The plaintiffs were the parents of two children, ages 2 and 4. The father was riding a bicycle pulling a buggy in which the two children were riding when it was run over by the defendant's vehicle. The mother was riding a bicycle about 10 feet behind the buggy. Both parents filed claims for negligent infliction of emotional distress. The father also filed a claim for personal injury. The defense contested whether one of the children had sustained a serious physical injury and also whether the parents had suffered emotional distress manifested by physical symptoms capable of objective diagnosis, both necessary elements to establish a claim for negligent infliction of emotional distress under South Carolina law.

The parents claimed that the two year old child sustained a traumatic brain injury in the accident from the blow to his head and from being trapped under the defendant's car until it could be lifted off the buggy by emergency responders. The parents testified the child's personality changed completely after the accident, that he immediately developed problems with communication and word articulation and that he now suffers from numerous behavioral issues as a result of his initial injury. The alleged traumatic brain injury was diagnosed by a pediatric neurologist approximately 18 months after the accident. Two separate pediatric neuropsychologists and a behavioral development physician also testified that based upon the constellation of symptoms experienced by the child at this time that they believed the child had sustained a traumatic brain injury in the accident. A separate neuropsycholgist diagnosed the mother as suffering from severe post traumatic stress disorder and the father as having formerly suffered from PTSD as a result of witnessing the accident and the injuries to the child. Numerous fact witnesses also testified to their observations of changes in the behavior of the child and the parents after the accident.

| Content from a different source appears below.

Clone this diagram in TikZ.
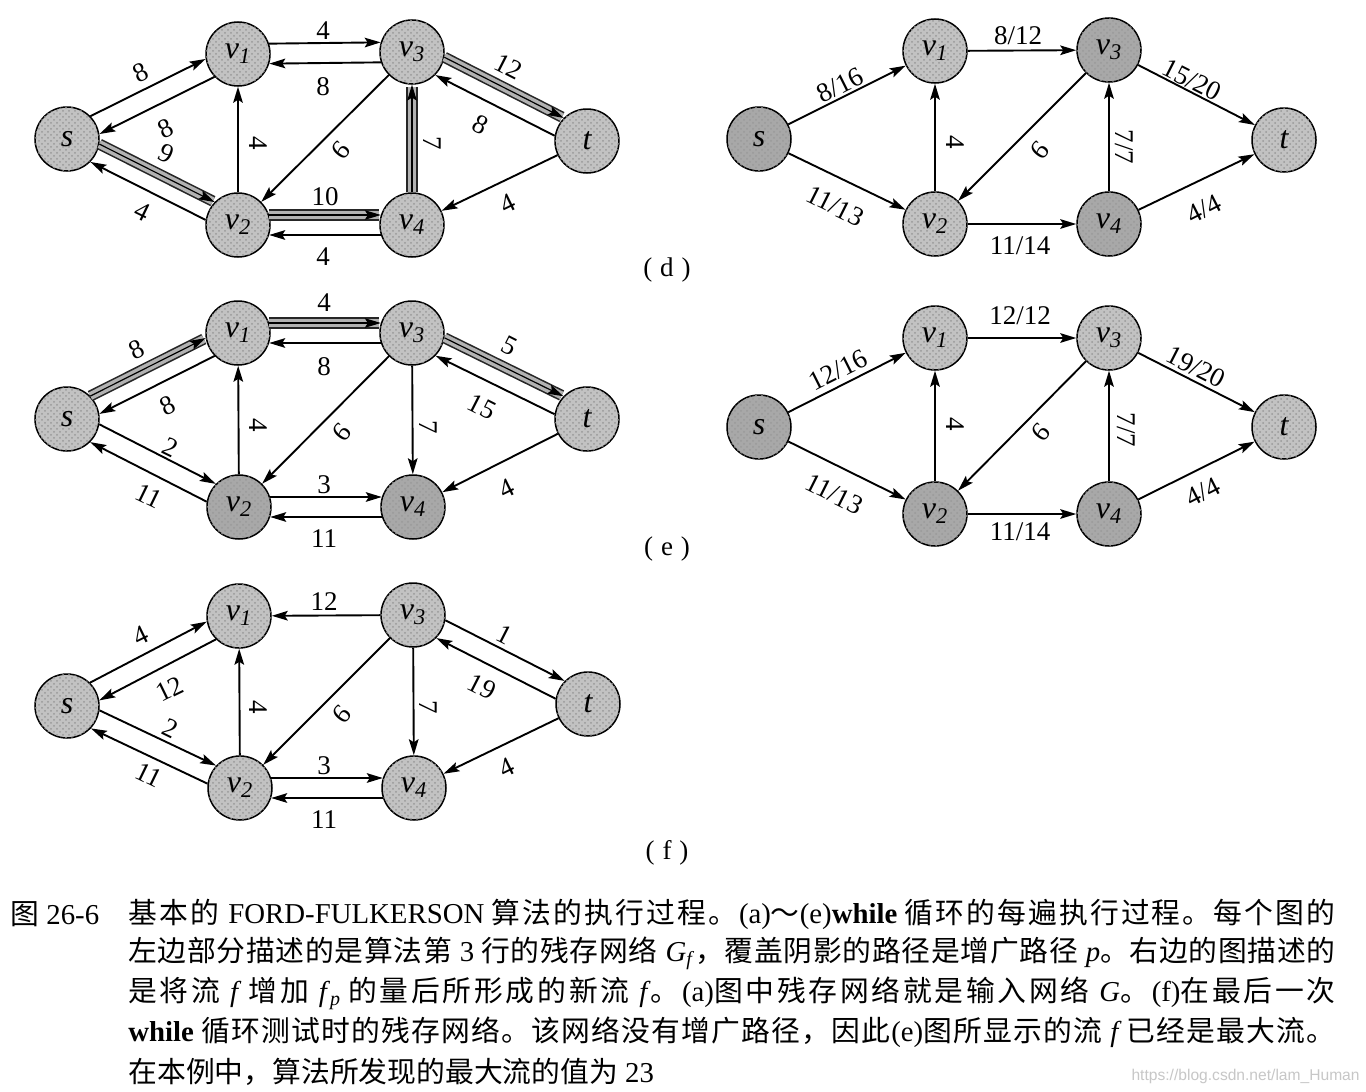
\documentclass[tikz,border=0pt]{standalone}
\usepackage{fontspec}
\setmainfont{Liberation Serif}
\newfontfamily\cjk{Noto Sans CJK SC}
\newfontfamily\wmfont{Liberation Sans}
\usetikzlibrary{arrows.meta,calc,patterns}
\def\spx#1{\ifx#1\relax\else#1\hskip0pt plus1fil\relax\expandafter\spx\fi}
\newcommand\cj[1]{{\cjk\spx#1\relax}}
\newcommand\vv[1]{v\textsubscript{#1}}
\tikzset{
  nd/.style={circle, draw=black, line width=0.75pt, fill=black!24, postaction={pattern=crosshatch dots, pattern color=black!40}, minimum size=32pt, inner sep=0pt, font=\fontsize{16}{16}\selectfont\itshape},
  ndk/.style={nd, fill=black!34},
  ar/.style={line width=0.95pt, -{Stealth[length=8pt,width=4.8pt,inset=1.5pt]}},
  lb/.style={font=\fontsize{13.5}{13.5}\selectfont, inner sep=0pt},
  captxt/.style={font=\fontsize{14.4}{14.4}\selectfont, inner sep=0pt, anchor=west},
}
% paired edge, offset to the left of its direction
\newcommand\pe[3][]{\draw[ar,shorten <=15.6pt,shorten >=15.6pt,#1] ($(#2)!5pt!90:(#3)$) -- ($(#3)!5pt!-90:(#2)$);}
% shaded (augmenting path) edge: #1 from, #2 to, #3 offset, #4 shorten
\newcommand\se[4]{%
  \draw[line width=5.6pt, black!85, shorten <=#4, shorten >=#4+1pt] ($(#1)!#3!90:(#2)$) -- ($(#2)!#3!-90:(#1)$);
  \draw[line width=4pt, black!30, shorten <=#4, shorten >=#4+1pt] ($(#1)!#3!90:(#2)$) -- ($(#2)!#3!-90:(#1)$);
  \draw[ar, line width=0.6pt, shorten <=#4, shorten >=#4] ($(#1)!#3!90:(#2)$) -- ($(#2)!#3!-90:(#1)$);}
\begin{document}
\begin{tikzpicture}[x=0.5pt,y=-0.5pt]
\fill[white] (0,0) rectangle (1366,1092);
\useasboundingbox (0,0) rectangle (1366,1092);

% ================= (d) left: residual network
\node[nd] (L1s) at (67,139) {s};
\node[nd] (L1v1) at (238,54) {\vv{1}};
\node[nd] (L1v3) at (412,52) {\vv{3}};
\node[nd] (L1t) at (587,141) {t};
\node[nd] (L1v2) at (238,225) {\vv{2}};
\node[nd] (L1v4) at (412,225) {\vv{4}};
\pe{L1s}{L1v1} \pe{L1v1}{L1s}
\pe{L1v1}{L1v3} \pe{L1v3}{L1v1}
\se{L1v3}{L1t}{5pt}{15.6pt} \pe{L1t}{L1v3}
\se{L1s}{L1v2}{5pt}{15.6pt} \pe{L1v2}{L1s}
\draw[ar] (L1v2) -- (L1v1);
\draw[ar] (L1v3) -- (L1v2);
\se{L1v4}{L1v3}{0pt}{16.3pt}
\se{L1v2}{L1v4}{5pt}{15.6pt} \pe{L1v4}{L1v2}
\draw[ar] (L1t) -- (L1v4);
\node[lb, rotate=26] (L1a) at (141,73) {8};
\node[lb, rotate=26] (L1b) at (166,129) {8};
\node[lb, rotate=-26] (L1c) at (166,154) {9};
\node[lb, rotate=-26] (L1d) at (142,211) {4};
\node[lb] (L1e) at (323,31) {4};
\node[lb] (L1f) at (323,87) {8};
\node[lb, rotate=-27] (L1g) at (509,67) {12};
\node[lb, rotate=-27] (L1h) at (481,125) {8};
\node[lb, rotate=26] (L1i) at (508,204) {4};
\node[lb, rotate=-90] (L1j) at (258,143) {4};
\node[lb, rotate=-130] (L1k) at (341,150) {9};
\node[lb, rotate=-90] (L1l) at (432,143) {7};
\node[lb] (L1m) at (325,197) {10};
\node[lb] (L1n) at (323,257) {4};

% ================= (d) right: flow
\node[ndk] (R1s) at (759,139) {s};
\node[nd] (R1v1) at (935,51) {\vv{1}};
\node[ndk] (R1v3) at (1109,50) {\vv{3}};
\node[nd] (R1t) at (1284,140) {t};
\node[nd] (R1v2) at (935,224) {\vv{2}};
\node[ndk] (R1v4) at (1109,224) {\vv{4}};
\draw[ar] (R1s) -- (R1v1);
\draw[ar] (R1s) -- (R1v2);
\draw[ar] (R1v1) -- (R1v3);
\draw[ar] (R1v3) -- (R1t);
\draw[ar] (R1v4) -- (R1t);
\draw[ar] (R1v2) -- (R1v4);
\draw[ar] (R1v2) -- (R1v1);
\draw[ar] (R1v3) -- (R1v2);
\draw[ar] (R1v4) -- (R1v3);
\node[lb, rotate=26.6] (R1a) at (840,85) {8/16};
\node[lb, rotate=-26.6] (R1b) at (835,206) {11/13};
\node[lb] (R1c) at (1018,36) {8/12};
\node[lb, rotate=-27] (R1d) at (1192,80) {15/20};
\node[lb, rotate=27] (R1e) at (1204,209) {4/4};
\node[lb] (R1f) at (1020,246) {11/14};
\node[lb, rotate=-90] (R1g) at (955,142) {4};
\node[lb, rotate=-130] (R1h) at (1040,150) {9};
\node[lb, rotate=-90] (R1i) at (1124,147) {7/7};
\node[lb] (capd) at (667,270) {(\hspace{4pt}d\hspace{4pt})};

% ================= (e) left: residual network
\node[nd] (L2s) at (67,419) {s};
\node[nd] (L2v1) at (238,333) {\vv{1}};
\node[nd] (L2v3) at (412,333) {\vv{3}};
\node[nd] (L2t) at (587,419) {t};
\node[ndk] (L2v2) at (239,507) {\vv{2}};
\node[ndk] (L2v4) at (413,507) {\vv{4}};
\se{L2s}{L2v1}{5pt}{15.6pt} \pe{L2v1}{L2s}
\se{L2v1}{L2v3}{5pt}{15.6pt} \pe{L2v3}{L2v1}
\se{L2v3}{L2t}{5pt}{15.6pt} \pe{L2t}{L2v3}
\pe{L2s}{L2v2} \pe{L2v2}{L2s}
\draw[ar] (L2v2) -- (L2v1);
\draw[ar] (L2v3) -- (L2v2);
\draw[ar] (L2v3) -- (L2v4);
\draw[ar] (L2t) -- (L2v4);
\pe{L2v2}{L2v4} \pe{L2v4}{L2v2}
\node[lb, rotate=26] (L2a) at (137,350) {8};
\node[lb, rotate=26] (L2b) at (168,406) {8};
\node[lb] (L2c) at (324,303) {4};
\node[lb] (L2d) at (324,367) {8};
\node[lb, rotate=-27] (L2e) at (509,346) {5};
\node[lb, rotate=-27] (L2f) at (482,407) {15};
\node[lb, rotate=-26] (L2g) at (170,447) {2};
\node[lb, rotate=-26] (L2h) at (149,496) {11};
\node[lb, rotate=-90] (L2i) at (258,425) {4};
\node[lb, rotate=-130] (L2j) at (342,432) {9};
\node[lb, rotate=-90] (L2k) at (428,427) {7};
\node[lb, rotate=26] (L2l) at (507,489) {4};
\node[lb] (L2m) at (324,485) {3};
\node[lb] (L2n) at (324,539) {11};

% ================= (e) right: flow
\node[ndk] (R2s) at (759,427) {s};
\node[nd] (R2v1) at (935,338) {\vv{1}};
\node[nd] (R2v3) at (1109,338) {\vv{3}};
\node[nd] (R2t) at (1284,427) {t};
\node[ndk] (R2v2) at (935,514) {\vv{2}};
\node[ndk] (R2v4) at (1109,514) {\vv{4}};
\draw[ar] (R2s) -- (R2v1);
\draw[ar] (R2s) -- (R2v2);
\draw[ar] (R2v1) -- (R2v3);
\draw[ar] (R2v3) -- (R2t);
\draw[ar] (R2v4) -- (R2t);
\draw[ar] (R2v2) -- (R2v4);
\draw[ar] (R2v2) -- (R2v1);
\draw[ar] (R2v3) -- (R2v2);
\draw[ar] (R2v4) -- (R2v3);
\node[lb, rotate=26.6] (R2a) at (838,370) {12/16};
\node[lb, rotate=-26.6] (R2b) at (834,494) {11/13};
\node[lb] (R2c) at (1020,316) {12/12};
\node[lb, rotate=-27] (R2d) at (1196,367) {19/20};
\node[lb, rotate=27] (R2e) at (1203,492) {4/4};
\node[lb] (R2f) at (1020,532) {11/14};
\node[lb, rotate=-90] (R2g) at (955,424) {4};
\node[lb, rotate=-130] (R2h) at (1041,432) {9};
\node[lb, rotate=-90] (R2i) at (1126,430) {7/7};
\node[lb] (cape) at (667,549) {(\hspace{4pt}e\hspace{4pt})};

% ================= (f) residual network
\node[nd] (L3s) at (67,706) {s};
\node[nd] (L3v1) at (239,616) {\vv{1}};
\node[nd] (L3v3) at (413,615) {\vv{3}};
\node[nd] (L3t) at (588,704) {t};
\node[nd] (L3v2) at (240,788) {\vv{2}};
\node[nd] (L3v4) at (414,788) {\vv{4}};
\pe{L3s}{L3v1} \pe{L3v1}{L3s}
\draw[ar] (L3v3) -- (L3v1);
\pe{L3v3}{L3t} \pe{L3t}{L3v3}
\pe{L3s}{L3v2} \pe{L3v2}{L3s}
\draw[ar] (L3v2) -- (L3v1);
\draw[ar] (L3v3) -- (L3v2);
\draw[ar] (L3v3) -- (L3v4);
\draw[ar] (L3t) -- (L3v4);
\pe{L3v2}{L3v4} \pe{L3v4}{L3v2}
\node[lb, rotate=26] (L3a) at (141,636) {4};
\node[lb, rotate=26] (L3b) at (170,689) {12};
\node[lb] (L3c) at (324,602) {12};
\node[lb, rotate=-27] (L3d) at (505,635) {1};
\node[lb, rotate=-27] (L3e) at (482,687) {19};
\node[lb, rotate=-26] (L3f) at (170,728) {2};
\node[lb, rotate=-26] (L3g) at (149,775) {11};
\node[lb, rotate=-90] (L3h) at (258,707) {4};
\node[lb, rotate=-130] (L3i) at (342,714) {9};
\node[lb, rotate=-90] (L3j) at (428,707) {7};
\node[lb, rotate=26] (L3k) at (507,768) {4};
\node[lb] (L3l) at (324,766) {3};
\node[lb] (L3m) at (324,820) {11};
\node[lb] (capf) at (667,853) {(\hspace{4pt}f\hspace{4pt})};

% ================= caption
\node[captxt] (fig) at (10,914) {{\cjk 图} 26-6};
\node[captxt] (c1) at (128,914) {\makebox[603.5pt][s]{\cj{基本的} FORD-FULKERSON \cj{算法的执行过程。}(a){\cjk ～}(e)\textbf{while} \cj{循环的每遍执行过程。每个图的}\unskip}};
\node[captxt] (c2) at (128,953) {\makebox[603.5pt][s]{\cj{左边部分描述的是算法第} 3 \cj{行的残存网络} \textit{G}\textsubscript{\textit{f}}\cj{，覆盖阴影的路径是增广路径} \textit{p}\cj{。右边的图描述的}\unskip}};
\node[captxt] (c3) at (128,993) {\makebox[603.5pt][s]{\cj{是将流} \textit{f} \cj{增加} \textit{f}\textsubscript{\textit{p}} \cj{的量后所形成的新流} \textit{f}\cj{。}(a)\cj{图中残存网络就是输入网络} \textit{G}\cj{。}(f)\cj{在最后一次}\unskip}};
\node[captxt] (c4) at (128,1032) {\makebox[603.5pt][s]{\textbf{while} \cj{循环测试时的残存网络。该网络没有增广路径，因此}(e)\cj{图所显示的流} \textit{f}\,\cj{已经是最大流。}\unskip}};
\node[captxt] (c5) at (128,1072) {{\cjk 在本例中，算法所发现的最大流的值为} 23};
\node[anchor=east, inner sep=0pt, font=\wmfont\fontsize{7.8}{7.8}\selectfont, text=black!22] (wm) at (1360,1076) {https://blog.csdn.net/lam\_Human};
\end{tikzpicture}
\end{document}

The defense countered the claim of traumatic brain injury with evidence that the initial diagnosis by the emergency room physician at the hospital was only of a minor head injury, and that the diagnosis of a traumatic brain injury by the plaintiff's pediatric neurologist 18 months later was based upon only the facts that there had been a trauma with altered mental status, both of which were also known to the emergency room physician at the time he reached his diagnosis. In addition, the defense established that the interpretation of a brain MRI ordered by the pediatric neurologist had been misstated by both of the pediatric neuropsychologists and the behavioral development physician as showing disruption of the deep white matter of the brain and frontal lobe damage, whereas the neuroradiologist who actually interpreted the MRI testified it showed no abnormality. The misstatements, accepted as true by the plaintiff's experts, were eventually traced back to the mother. In addition, the mother failed to reveal a family history of ADHD on both the maternal and paternal sides to the experts, all of whom conceded at trial could be the cause of the child's current behavioral problems. The evidence also established several other causes for the mother's emotional problems other than her witnessing of the accident.

The jury deliberated for six hours before reaching it's verdict. Over defense objection the court submitted a general verdict form on each claim, so it is not clear whether the jury determined the child had not sustained a serious physical injury or that the parents had not sustained emotional injury with physical manifestation, although post trial interviews of jurors indicates the former.